In Figure 16, we show the throughput fairness among the 60 wireless devices with different MCS levels for different densities of APs. The results show that users achieve better fairness with the proposed algorithm than with the highest MCS level, similarly to the results in Figure 13.

5.3. Fixed Number of Access Points

In this section, we consider a scenario in which the numbers of users are increasing while the number of APs is fixed. For this, we fix the number of APs at 30 and increase the number of wireless devices from 2 to 60 (i.e., 2, 4, 6, 10, 20, 30, 40, and 60) in a circular area with a radius of 1000 m.

In Figure 17, we show the total throughputs achieved by the varying numbers of the wireless devices when different MCS levels are used for different PPP densities of users (i.e., wireless devices) for 2 s of simulation time. The simulation results in the figure show that the total achieved throughputs obtained by users increase when higher MCS levels are used for communication. However, differently from the results in Figure 9 and Figure 14, the results in Figure 17 show that the total achieved throughputs do not increase much after the number of users reaches 20. This is because, in this scenario, the number of APs is fixed, and the wireless devices associated with the same AP share resources of their serving AP. In Figure 17, we also show the total achieved throughputs by the varying numbers of the wireless devices when all the 30 APs use the proposed automatic MCS level adaption algorithm. From the results, we can see that the proposed algorithm results in total throughputs comparable to those achieved by using high MCS levels such as 2 and 3.
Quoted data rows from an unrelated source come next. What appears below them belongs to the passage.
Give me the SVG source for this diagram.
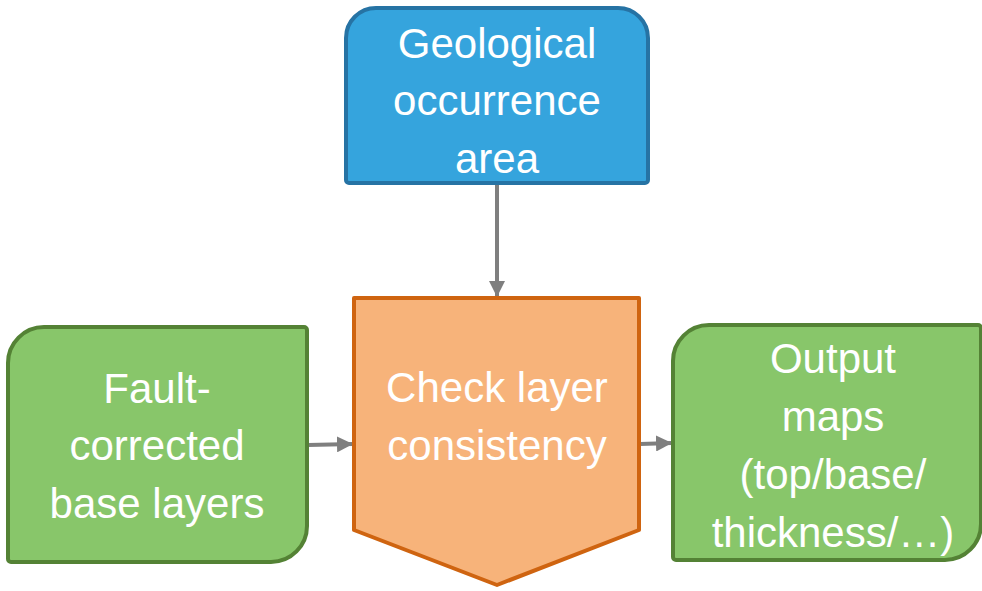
<svg xmlns="http://www.w3.org/2000/svg" width="982" height="591" viewBox="0 0 982 591">
<style>
.t{font-family:"Liberation Sans",Arial,sans-serif;font-size:42px;fill:#ffffff;text-anchor:middle}
.blue{fill:#35A4DD;stroke:#2673A4;stroke-width:4}
.orange{fill:#F7B37A;stroke:#CF6410;stroke-width:4}
.green{fill:#88C66A;stroke:#548235;stroke-width:4}
.c{stroke:#7F7F7F;stroke-width:4;fill:none}
</style>
<defs>
<marker id="ah" viewBox="0 0 10 10" refX="10" refY="5" markerWidth="4" markerHeight="4" markerUnits="strokeWidth" orient="auto">
<path d="M0,0 L10,5 L0,10 Z" fill="#7F7F7F"/>
</marker>
</defs>
<g id="connectors">
<line class="c" x1="497" y1="184" x2="497" y2="297" marker-end="url(#ah)"/>
<line class="c" x1="308" y1="445" x2="353" y2="444" marker-end="url(#ah)"/>
<line class="c" x1="640" y1="444" x2="672" y2="443" marker-end="url(#ah)"/>
</g>
<g id="geological">
<path class="blue" d="M376,8 H618 A30,30 0 0 1 648,38 V180 A3,3 0 0 1 645,183 H349 A3,3 0 0 1 346,180 V38 A30,30 0 0 1 376,8 Z"/>
<text class="t" x="497" y="58">Geological</text>
<text class="t" x="497" y="115">occurrence</text>
<text class="t" x="497" y="173">area</text>
</g>
<g id="check">
<path class="orange" d="M354,298 H639 V530 L497,585 L354,530 Z" stroke-linejoin="round"/>
<text class="t" x="497" y="402">Check layer</text>
<text class="t" x="497" y="460">consistency</text>
</g>
<g id="fault">
<path class="green" d="M44,327 H304 A3,3 0 0 1 307,330 V526 A36,36 0 0 1 271,562 H11 A3,3 0 0 1 8,559 V363 A36,36 0 0 1 44,327 Z"/>
<text class="t" x="157" y="403">Fault-</text>
<text class="t" x="157" y="460">corrected</text>
<text class="t" x="157" y="518">base layers</text>
</g>
<g id="output">
<path class="green" d="M709,325 H978 A3,3 0 0 1 981,328 V524 A36,36 0 0 1 945,560 H676 A3,3 0 0 1 673,557 V361 A36,36 0 0 1 709,325 Z"/>
<text class="t" x="833" y="373">Output</text>
<text class="t" x="833" y="431">maps</text>
<text class="t" x="833" y="489">(top/base/</text>
<text class="t" x="833" y="547">thickness/…)</text>
</g>
</svg>
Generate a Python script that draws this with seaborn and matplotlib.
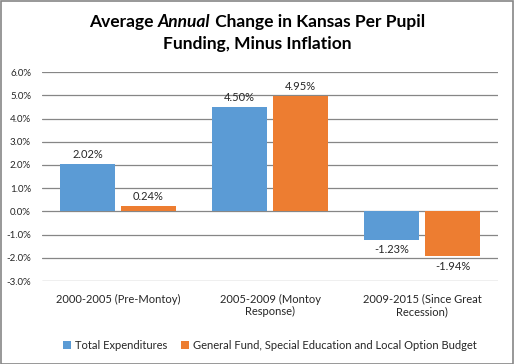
import pandas as pd
import matplotlib
matplotlib.use("Agg")
import matplotlib.pyplot as plt
import seaborn as sns
from matplotlib.patches import Rectangle
from matplotlib.ticker import FuncFormatter

periodos = ["2000-2005 (Pre-Montoy)", "2005-2009 (Montoy\nResponse)",
            "2009-2015 (Since Great\nRecession)"]
series = ["Total Expenditures",
          "General Fund, Special Education and Local Option Budget"]
total_exp = [2.02, 4.50, -1.23]
general_fund = [0.24, 4.95, -1.94]
colores = ["#5B9BD5", "#ED7D31"]

df = pd.DataFrame({
    "periodo": periodos * 2,
    "serie": [series[0]] * 3 + [series[1]] * 3,
    "valor": total_exp + general_fund,
})

sns.set_style("white")
plt.rcParams["font.family"] = ["Lato", "DejaVu Sans"]

fig = plt.figure(figsize=(5.14, 3.64), dpi=100)
ax = fig.add_axes([0.082, 0.228, 0.887, 0.574])

sns.barplot(data=df, x="periodo", y="valor", hue="serie", palette=colores,
            saturation=1, width=0.8, gap=0.1, linewidth=0, ax=ax, legend=True)

ax.set_ylim(-3, 6)
ax.set_yticks(range(-3, 7))
ax.yaxis.set_major_formatter(FuncFormatter(lambda v, p: f"{v:.1f}%"))
ax.grid(axis="y", color="#868686", linewidth=0.9)
ax.set_axisbelow(True)
for s in ax.spines.values():
    s.set_visible(False)
ax.tick_params(axis="y", labelsize=7, length=0, pad=8, colors="#262626")
ax.tick_params(axis="x", labelsize=8, length=0, pad=9, colors="#262626")
for lbl in ax.get_xticklabels():
    lbl.set_multialignment("center")
ax.set_xlabel("")
ax.set_ylabel("")

for cont in ax.containers:
    ax.bar_label(cont, labels=[f"{v:.2f}%" for v in cont.datavalues],
                 fontsize=8, padding=3, color="#262626")

leg = ax.legend(loc="upper center", bbox_to_anchor=(0.5, -0.235), ncol=2,
                frameon=False, fontsize=8, handlelength=0.7, handleheight=0.7,
                handletextpad=0.4, columnspacing=1.2, labelcolor="#262626")

# title with bold italic word
fig.canvas.draw()
r = fig.canvas.get_renderer()
partes = [("Average ", "normal"), ("Annual", "italic"),
          (" Change in Kansas Per Pupil", "normal")]
textos = []
for txt, estilo in partes:
    t = fig.text(0, 0.94, txt, fontsize=12.5, fontweight="bold", style=estilo,
                 ha="left", va="center", color="black")
    textos.append(t)
anchos = [t.get_window_extent(r).width for t in textos]
x = (fig.bbox.width - sum(anchos)) / 2
for t, w in zip(textos, anchos):
    t.set_x(x / fig.bbox.width)
    x += w
fig.text(0.5, 0.879, "Funding, Minus Inflation", fontsize=12.5,
         fontweight="bold", ha="center", va="center", color="black")

fig.patches.append(Rectangle((0.001, 0.001), 0.997, 0.996, transform=fig.transFigure,
                             fill=False, edgecolor="#868686", linewidth=1.2))

fig.savefig("out.png", dpi=100)
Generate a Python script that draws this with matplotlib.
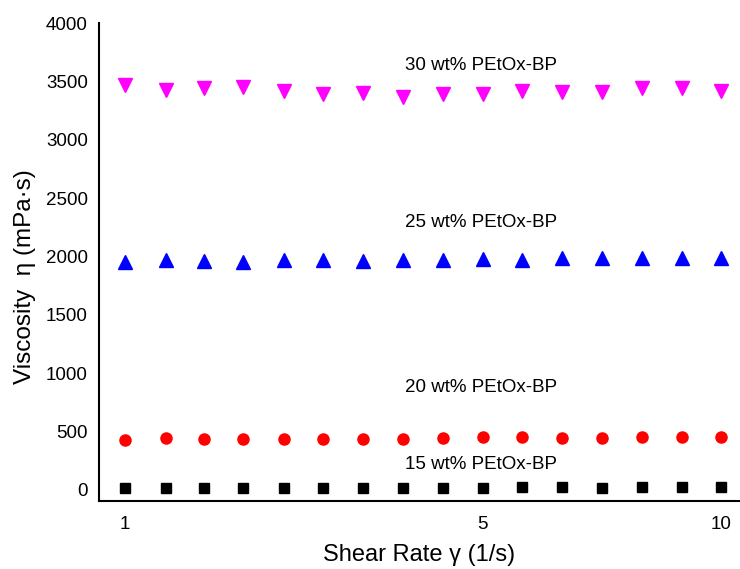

In Figure 18, we show the retry limit ratios of the packets sent by the 30 APs for 2 s of simulation time. The simulation results in the figure show that the proposed algorithm keeps the retry limit ratios lower than those of high MCS levels such as 2 and 3 in most cases. From the figure, we can also see the difference between the retry limit ratio of the highest MCS level and those of other MCS levels becomes larger when more wireless devices are introduced in the area.

In Figure 19, we show the throughput fairness among the varying numbers of the wireless devices with different MCS levels when the number of APs is fixed at 30. The results in the figure show that users achieve better fairness with the proposed algorithm than with the highest MCS level, similarly to the results in Figure 13 and Figure 16. However, the results show high fairness for low densities of users compared to the results in Figure 13 and Figure 16. This is partly because, when there are only small numbers of wireless devices in the area we simulated, the APs associated with them are located relatively far from each other because of the PPP density of the APs.

6. Conclusions

In this paper, we propose an automatic MCS level adaptation algorithm using SINRs of ACK frames in CSMA/CA wireless networks to accommodate the expected high density of IoT devices in CSMA/CA wireless networks. The proposed algorithm does not require any modification of the existing CSMA/CA mechanism because it is based on the information from normal ACK frames in IEEE 802.11 standards. Our simulation results show that the proposed algorithm utilizes resources of IEEE 802.11a wireless networks almost as effectively as the highest MCS level of a given MCS scheme for various combinations of PPP densities of access points and wireless devices.

In addition, we show through simulations that the proposed algorithm results in low retry limit ratios in sent packets compared to those of the highest MCS level. Furthermore, the fairness among per user throughputs also exhibits better results than those of the highest MCS level. Since the proposed algorithm works in a purely distributed manner and is less aggressive than the highest MCS level, we expect other performance improvements to be further revealed in the near future.